House gay-marriage vote
By a vote of 267 to 157, the House of Representatives last week passed the Respect for Marriage Act, which declares that marriages performed in one state must be recognized in all states, without respect to "sex, race, ethnicity, or national origin." It also codifies same-sex marriages for the purpose of benefits under federal law.
The legislation still needs to get through the Senate, which is unlikely before the August recess. Nonetheless, the House's move to provide federal recognition of gay marriages — with the support of 47 Republicans — is a breakthrough worth celebrating. In addition to validating the country's progress on gay rights, the vote signals that lawmakers may finally be embracing their responsibility to tackle social issues through the legislative process, rather than leaving the task to the courts.
Congress previously addressed the issue of gay marriage in 1996, when it passed the Defense of Marriage Act, which former President Bill Clinton signed into law. That legislation defined marriage as between one man and one woman and banned federal recognition of same-sex marriages. The Supreme Court subsequently overruled DOMA, requiring states to recognize gay marriages sanctioned in other states and declaring gay couples eligible for the same federal benefits as straight people. However, the federal statute remained on the books. Thus, DOMA could have been reinstated if the conservative high court opted to overturn its prior gay marriage rulings.
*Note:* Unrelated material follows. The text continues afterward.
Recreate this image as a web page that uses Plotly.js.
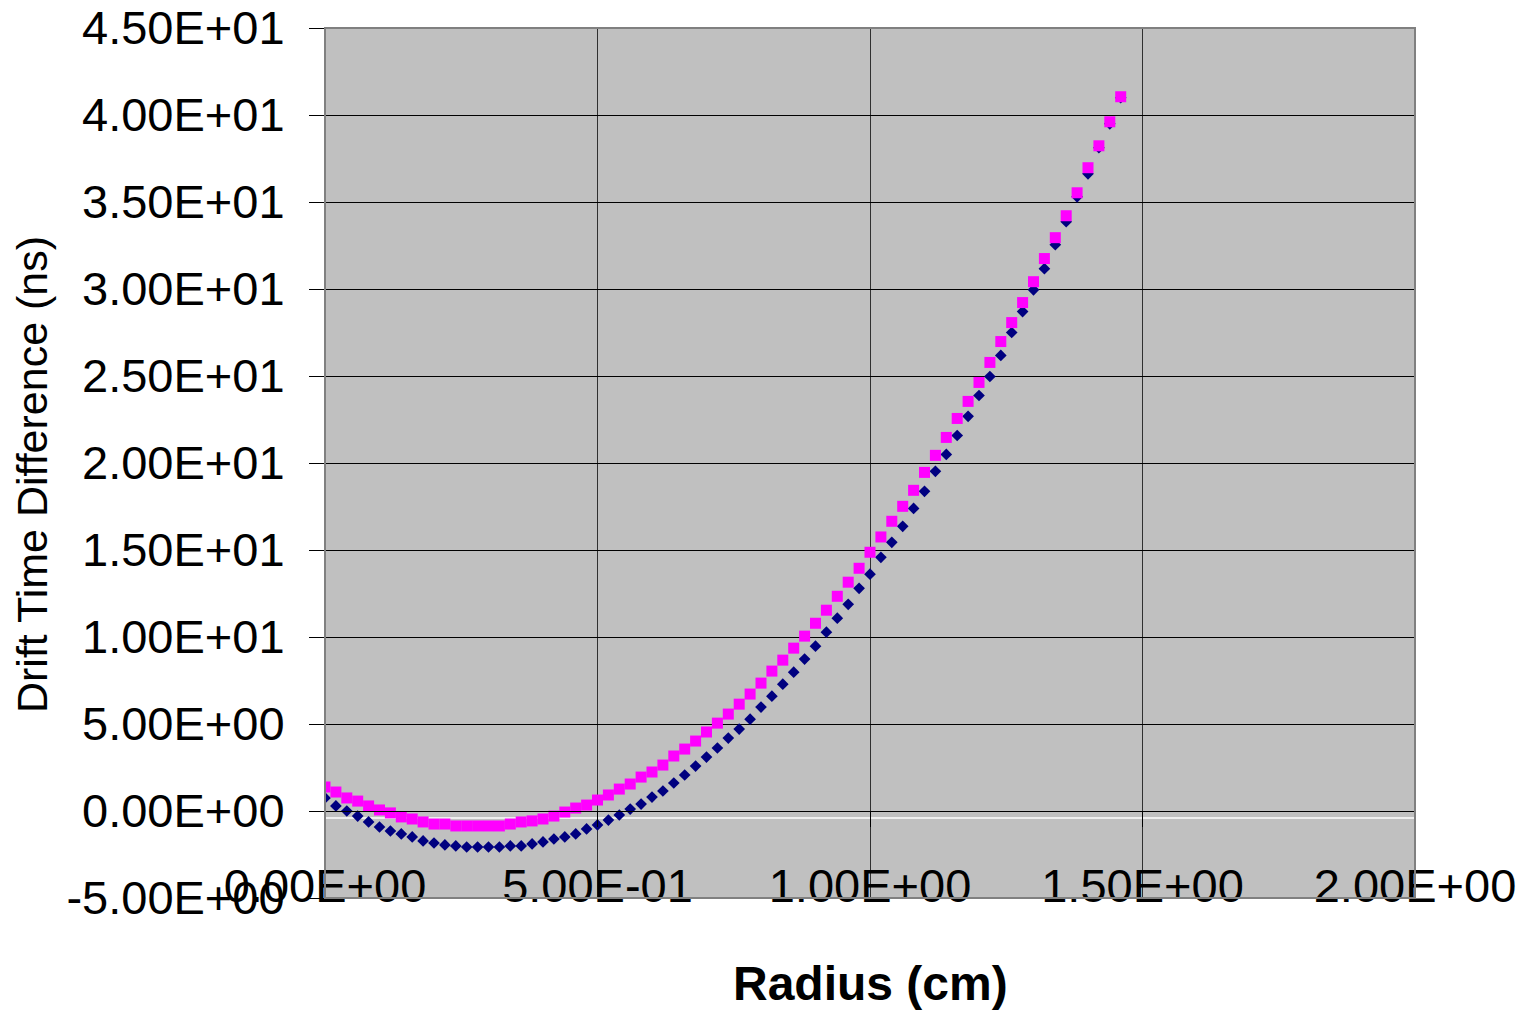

Democratic lawmakers have also promptly introduced bills to codify protections on sodomy laws, gay marriage, and contraception — in part as "message" votes to energize their base and embarrass Republicans, who they assumed would block such bills. On gay marriage, however, nearly one-quarter of the House Republican conference voted in favor, and there's a realistic prospect of finding the 10 Republicans necessary to produce the 60 votes to guarantee Senate passage.
The bipartisan passage of the Respect for Marriage Act is a heartening sign that Congress is still capable of doing its job. Better late than never.